■ TASK TO CARRY OUT:
Transcribe the material verbatim in full; the pictures do not belong in the copy.

■ RECORDED DATA:
* * * * *

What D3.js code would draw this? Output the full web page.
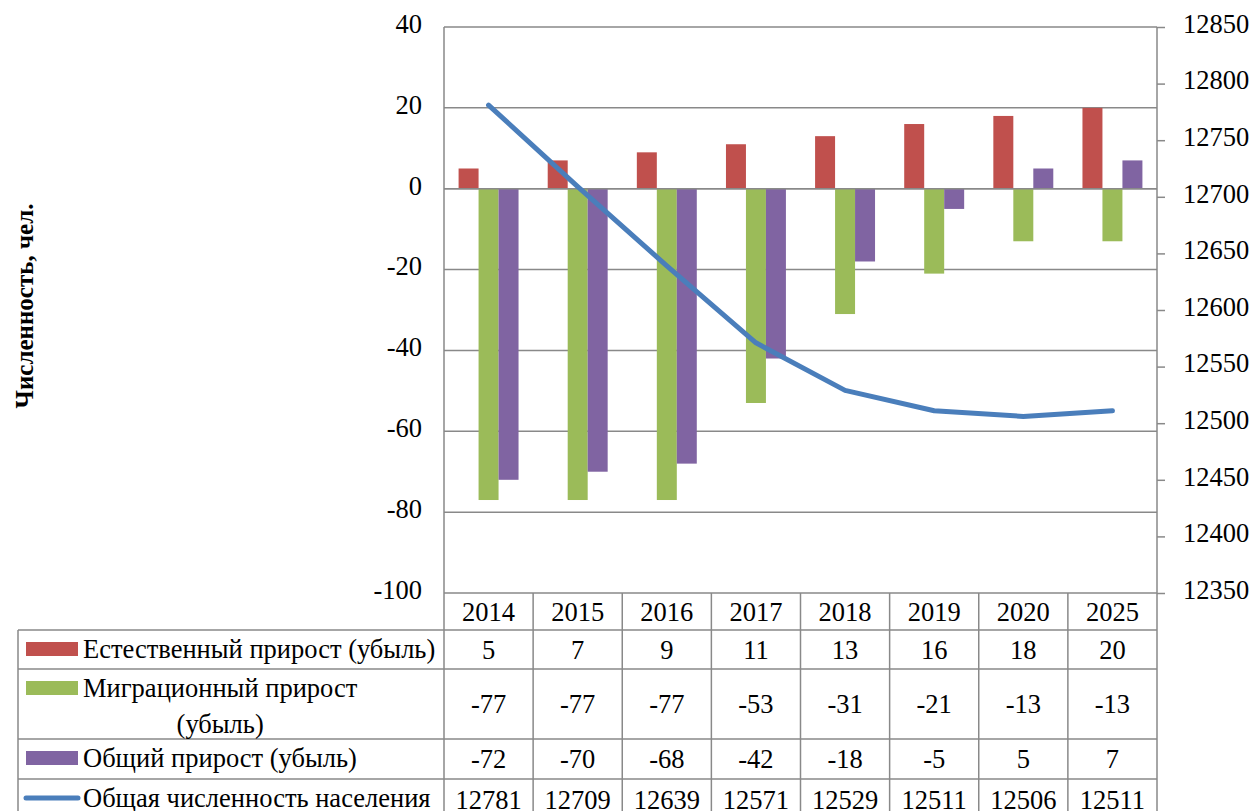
<!DOCTYPE html>
<html lang="ru">
<head>
<meta charset="UTF-8">
<title>Численность населения</title>
<script src="https://d3js.org/d3.v7.min.js"></script>
<style>
    body { margin: 0; background: #fff; }
    svg { display: block; }
    svg text { font-family: "Liberation Serif", "Times New Roman", serif; }
</style>
</head>
<body>
<svg id="chart" width="1252" height="811"></svg>
<script>
// data
const years = ["2014", "2015", "2016", "2017", "2018", "2019", "2020", "2025"]
const natural = [5, 7, 9, 11, 13, 16, 18, 20]
const migration = [-77, -77, -77, -53, -31, -21, -13, -13]
const total = [-72, -70, -68, -42, -18, -5, 5, 7]
const population = [12781, 12709, 12639, 12571, 12529, 12511, 12506, 12511]
const leftTicks = [-100, -80, -60, -40, -20, 0, 20, 40]
const rightTicks = [12350, 12400, 12450, 12500, 12550, 12600, 12650, 12700, 12750, 12800, 12850]

const barSeries = [
    { name: "Естественный прирост (убыль)", values: natural, color: "#C0504D" },
    { name: ["Миграционный прирост", "(убыль)"], values: migration, color: "#9BBB59" },
    { name: "Общий прирост (убыль)", values: total, color: "#8064A2" },
]
const lineColor = "#4A7EBB"
const gridColor = "#898989"
const fontFamily = "'Liberation Serif', 'Times New Roman', serif"
const fontSize = 26.5

// dimensions
const plot = { left: 444, right: 1157, top: 27, bottom: 593 }
const rows = [593, 630, 669, 739, 779, 820]
const tableLeft = 18

const svg = d3.select("#chart")

// scales
const x = d3.scaleBand().domain(years).range([plot.left, plot.right]).padding(0)
const xInner = d3.scaleBand().domain([0, 1, 2]).range([0, x.bandwidth()]).paddingInner(0).paddingOuter(0.73)
const yL = d3.scaleLinear().domain([-100, 40]).range([plot.bottom, plot.top])
const yR = d3.scaleLinear().domain([12350, 12850]).range([plot.bottom, plot.top])

// gridlines
svg.append("g")
    .selectAll("line")
    .data(leftTicks.filter(d => d !== -100))
    .join("line")
    .attr("x1", plot.left).attr("x2", plot.right)
    .attr("y1", d => yL(d)).attr("y2", d => yL(d))
    .attr("stroke", gridColor).attr("stroke-width", 1.5)

// bars
barSeries.forEach((s, si) => {
    svg.append("g")
        .selectAll("rect")
        .data(s.values)
        .join("rect")
        .attr("x", (d, i) => x(years[i]) + xInner(si))
        .attr("width", xInner.bandwidth())
        .attr("y", d => yL(Math.max(0, d)))
        .attr("height", d => Math.abs(yL(d) - yL(0)))
        .attr("fill", s.color)
})

// zero line on top of bars
svg.append("line")
    .attr("x1", plot.left).attr("x2", plot.right)
    .attr("y1", yL(0)).attr("y2", yL(0))
    .attr("stroke", gridColor).attr("stroke-width", 1.5)

// population line
const lineGen = d3.line()
    .x((d, i) => x(years[i]) + x.bandwidth() / 2)
    .y(d => yR(d))
svg.append("path")
    .attr("d", lineGen(population))
    .attr("fill", "none")
    .attr("stroke", lineColor)
    .attr("stroke-width", 5)
    .attr("stroke-linejoin", "round")
    .attr("stroke-linecap", "round")

// left axis
const yAxisL = svg.append("g")
    .attr("transform", `translate(${plot.left},0)`)
    .call(d3.axisLeft(yL).tickValues(leftTicks).tickSize(0).tickPadding(22).tickFormat(d => String(d)))
    .attr("font-family", fontFamily)
yAxisL.select(".domain").remove()
yAxisL.selectAll("text").attr("font-size", fontSize).attr("fill", "#000").attr("dy", "0.2em")

// right axis
const yAxisR = svg.append("g")
    .attr("transform", `translate(${plot.right},0)`)
    .call(d3.axisRight(yR).tickValues(rightTicks).tickSize(8).tickPadding(18).tickFormat(d3.format("d")))
    .attr("font-family", fontFamily)
yAxisR.select(".domain").remove()
yAxisR.selectAll("line").attr("stroke", gridColor).attr("stroke-width", 1.5)
yAxisR.selectAll("text").attr("font-size", fontSize).attr("fill", "#000").attr("dy", "0.2em")

// frame lines
svg.append("line").attr("x1", plot.left).attr("x2", plot.left).attr("y1", plot.top).attr("y2", 811)
    .attr("stroke", gridColor).attr("stroke-width", 1.5)
svg.append("line").attr("x1", plot.right).attr("x2", plot.right).attr("y1", plot.top).attr("y2", 811)
    .attr("stroke", gridColor).attr("stroke-width", 1.5)

// y title
svg.append("text")
    .attr("transform", "translate(33,306) rotate(-90)")
    .attr("text-anchor", "middle")
    .attr("font-family", fontFamily)
    .attr("font-size", 25)
    .attr("font-weight", "bold")
    .text("Численность, чел.")

// data table
const table = svg.append("g").attr("font-family", fontFamily)
table.append("line").attr("x1", plot.left).attr("x2", plot.right).attr("y1", rows[0]).attr("y2", rows[0])
    .attr("stroke", gridColor).attr("stroke-width", 1.5)
rows.slice(1, 5).forEach(r => {
    table.append("line").attr("x1", tableLeft).attr("x2", plot.right).attr("y1", r).attr("y2", r)
        .attr("stroke", gridColor).attr("stroke-width", 1.5)
})
table.append("line").attr("x1", tableLeft).attr("x2", tableLeft).attr("y1", rows[1]).attr("y2", 811)
    .attr("stroke", gridColor).attr("stroke-width", 1.5)
table.selectAll(".col")
    .data(years.slice(1))
    .join("line")
    .attr("x1", d => x(d)).attr("x2", d => x(d))
    .attr("y1", rows[0]).attr("y2", 811)
    .attr("stroke", gridColor).attr("stroke-width", 1.5)

const cellText = (sel) => sel.attr("font-size", fontSize).attr("text-anchor", "middle").attr("fill", "#000")

table.selectAll(".yr")
    .data(years)
    .join("text")
    .call(cellText)
    .attr("x", d => x(d) + x.bandwidth() / 2)
    .attr("y", (rows[0] + rows[1]) / 2)
    .attr("dy", "0.35em")
    .text(d => d)

const allRows = [...barSeries, { name: "Общая численность населения", values: population, color: lineColor, line: true }]
allRows.forEach((s, ri) => {
    const top = rows[ri + 1], bottom = rows[ri + 2]
    const mid = (top + bottom) / 2
    table.append("g")
        .selectAll("text")
        .data(s.values)
        .join("text")
        .call(cellText)
        .attr("x", (d, i) => x(years[i]) + x.bandwidth() / 2)
        .attr("y", mid)
        .attr("dy", "0.35em")
        .text(d => d)

    const keyY = top + 19
    if (s.line) {
        table.append("line").attr("x1", 26).attr("x2", 78).attr("y1", keyY).attr("y2", keyY)
            .attr("stroke", s.color).attr("stroke-width", 5).attr("stroke-linecap", "round")
    } else {
        table.append("rect").attr("x", 26).attr("y", keyY - 7).attr("width", 52).attr("height", 14)
            .attr("fill", s.color)
    }
    const names = Array.isArray(s.name) ? s.name : [s.name]
    const t1 = table.append("text").attr("x", 83).attr("y", keyY).attr("dy", "0.35em")
        .attr("font-size", fontSize).attr("fill", "#000").text(names[0])
    if (names.length > 1) {
        const w = t1.node().getComputedTextLength()
        table.append("text").attr("x", 83 + w / 2).attr("y", keyY + 36).attr("dy", "0.35em")
            .attr("text-anchor", "middle").attr("font-size", fontSize).attr("fill", "#000").text(names[1])
    }
})
</script>
</body>
</html>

* * * * *

■ FULL OUTPUT:
What D3.js code would draw this? Output the full web page.
<!DOCTYPE html>
<html lang="ru">
<head>
<meta charset="UTF-8">
<title>Численность населения</title>
<script src="https://d3js.org/d3.v7.min.js"></script>
<style>
    body { margin: 0; background: #fff; }
    svg { display: block; }
    svg text { font-family: "Liberation Serif", "Times New Roman", serif; }
</style>
</head>
<body>
<svg id="chart" width="1252" height="811"></svg>
<script>
// data
const years = ["2014", "2015", "2016", "2017", "2018", "2019", "2020", "2025"]
const natural = [5, 7, 9, 11, 13, 16, 18, 20]
const migration = [-77, -77, -77, -53, -31, -21, -13, -13]
const total = [-72, -70, -68, -42, -18, -5, 5, 7]
const population = [12781, 12709, 12639, 12571, 12529, 12511, 12506, 12511]
const leftTicks = [-100, -80, -60, -40, -20, 0, 20, 40]
const rightTicks = [12350, 12400, 12450, 12500, 12550, 12600, 12650, 12700, 12750, 12800, 12850]

const barSeries = [
    { name: "Естественный прирост (убыль)", values: natural, color: "#C0504D" },
    { name: ["Миграционный прирост", "(убыль)"], values: migration, color: "#9BBB59" },
    { name: "Общий прирост (убыль)", values: total, color: "#8064A2" },
]
const lineColor = "#4A7EBB"
const gridColor = "#898989"
const fontFamily = "'Liberation Serif', 'Times New Roman', serif"
const fontSize = 26.5

// dimensions
const plot = { left: 444, right: 1157, top: 27, bottom: 593 }
const rows = [593, 630, 669, 739, 779, 820]
const tableLeft = 18

const svg = d3.select("#chart")

// scales
const x = d3.scaleBand().domain(years).range([plot.left, plot.right]).padding(0)
const xInner = d3.scaleBand().domain([0, 1, 2]).range([0, x.bandwidth()]).paddingInner(0).paddingOuter(0.73)
const yL = d3.scaleLinear().domain([-100, 40]).range([plot.bottom, plot.top])
const yR = d3.scaleLinear().domain([12350, 12850]).range([plot.bottom, plot.top])

// gridlines
svg.append("g")
    .selectAll("line")
    .data(leftTicks.filter(d => d !== -100))
    .join("line")
    .attr("x1", plot.left).attr("x2", plot.right)
    .attr("y1", d => yL(d)).attr("y2", d => yL(d))
    .attr("stroke", gridColor).attr("stroke-width", 1.5)

// bars
barSeries.forEach((s, si) => {
    svg.append("g")
        .selectAll("rect")
        .data(s.values)
        .join("rect")
        .attr("x", (d, i) => x(years[i]) + xInner(si))
        .attr("width", xInner.bandwidth())
        .attr("y", d => yL(Math.max(0, d)))
        .attr("height", d => Math.abs(yL(d) - yL(0)))
        .attr("fill", s.color)
})

// zero line on top of bars
svg.append("line")
    .attr("x1", plot.left).attr("x2", plot.right)
    .attr("y1", yL(0)).attr("y2", yL(0))
    .attr("stroke", gridColor).attr("stroke-width", 1.5)

// population line
const lineGen = d3.line()
    .x((d, i) => x(years[i]) + x.bandwidth() / 2)
    .y(d => yR(d))
svg.append("path")
    .attr("d", lineGen(population))
    .attr("fill", "none")
    .attr("stroke", lineColor)
    .attr("stroke-width", 5)
    .attr("stroke-linejoin", "round")
    .attr("stroke-linecap", "round")

// left axis
const yAxisL = svg.append("g")
    .attr("transform", `translate(${plot.left},0)`)
    .call(d3.axisLeft(yL).tickValues(leftTicks).tickSize(0).tickPadding(22).tickFormat(d => String(d)))
    .attr("font-family", fontFamily)
yAxisL.select(".domain").remove()
yAxisL.selectAll("text").attr("font-size", fontSize).attr("fill", "#000").attr("dy", "0.2em")

// right axis
const yAxisR = svg.append("g")
    .attr("transform", `translate(${plot.right},0)`)
    .call(d3.axisRight(yR).tickValues(rightTicks).tickSize(8).tickPadding(18).tickFormat(d3.format("d")))
    .attr("font-family", fontFamily)
yAxisR.select(".domain").remove()
yAxisR.selectAll("line").attr("stroke", gridColor).attr("stroke-width", 1.5)
yAxisR.selectAll("text").attr("font-size", fontSize).attr("fill", "#000").attr("dy", "0.2em")

// frame lines
svg.append("line").attr("x1", plot.left).attr("x2", plot.left).attr("y1", plot.top).attr("y2", 811)
    .attr("stroke", gridColor).attr("stroke-width", 1.5)
svg.append("line").attr("x1", plot.right).attr("x2", plot.right).attr("y1", plot.top).attr("y2", 811)
    .attr("stroke", gridColor).attr("stroke-width", 1.5)

// y title
svg.append("text")
    .attr("transform", "translate(33,306) rotate(-90)")
    .attr("text-anchor", "middle")
    .attr("font-family", fontFamily)
    .attr("font-size", 25)
    .attr("font-weight", "bold")
    .text("Численность, чел.")

// data table
const table = svg.append("g").attr("font-family", fontFamily)
table.append("line").attr("x1", plot.left).attr("x2", plot.right).attr("y1", rows[0]).attr("y2", rows[0])
    .attr("stroke", gridColor).attr("stroke-width", 1.5)
rows.slice(1, 5).forEach(r => {
    table.append("line").attr("x1", tableLeft).attr("x2", plot.right).attr("y1", r).attr("y2", r)
        .attr("stroke", gridColor).attr("stroke-width", 1.5)
})
table.append("line").attr("x1", tableLeft).attr("x2", tableLeft).attr("y1", rows[1]).attr("y2", 811)
    .attr("stroke", gridColor).attr("stroke-width", 1.5)
table.selectAll(".col")
    .data(years.slice(1))
    .join("line")
    .attr("x1", d => x(d)).attr("x2", d => x(d))
    .attr("y1", rows[0]).attr("y2", 811)
    .attr("stroke", gridColor).attr("stroke-width", 1.5)

const cellText = (sel) => sel.attr("font-size", fontSize).attr("text-anchor", "middle").attr("fill", "#000")

table.selectAll(".yr")
    .data(years)
    .join("text")
    .call(cellText)
    .attr("x", d => x(d) + x.bandwidth() / 2)
    .attr("y", (rows[0] + rows[1]) / 2)
    .attr("dy", "0.35em")
    .text(d => d)

const allRows = [...barSeries, { name: "Общая численность населения", values: population, color: lineColor, line: true }]
allRows.forEach((s, ri) => {
    const top = rows[ri + 1], bottom = rows[ri + 2]
    const mid = (top + bottom) / 2
    table.append("g")
        .selectAll("text")
        .data(s.values)
        .join("text")
        .call(cellText)
        .attr("x", (d, i) => x(years[i]) + x.bandwidth() / 2)
        .attr("y", mid)
        .attr("dy", "0.35em")
        .text(d => d)

    const keyY = top + 19
    if (s.line) {
        table.append("line").attr("x1", 26).attr("x2", 78).attr("y1", keyY).attr("y2", keyY)
            .attr("stroke", s.color).attr("stroke-width", 5).attr("stroke-linecap", "round")
    } else {
        table.append("rect").attr("x", 26).attr("y", keyY - 7).attr("width", 52).attr("height", 14)
            .attr("fill", s.color)
    }
    const names = Array.isArray(s.name) ? s.name : [s.name]
    const t1 = table.append("text").attr("x", 83).attr("y", keyY).attr("dy", "0.35em")
        .attr("font-size", fontSize).attr("fill", "#000").text(names[0])
    if (names.length > 1) {
        const w = t1.node().getComputedTextLength()
        table.append("text").attr("x", 83 + w / 2).attr("y", keyY + 36).attr("dy", "0.35em")
            .attr("text-anchor", "middle").attr("font-size", fontSize).attr("fill", "#000").text(names[1])
    }
})
</script>
</body>
</html>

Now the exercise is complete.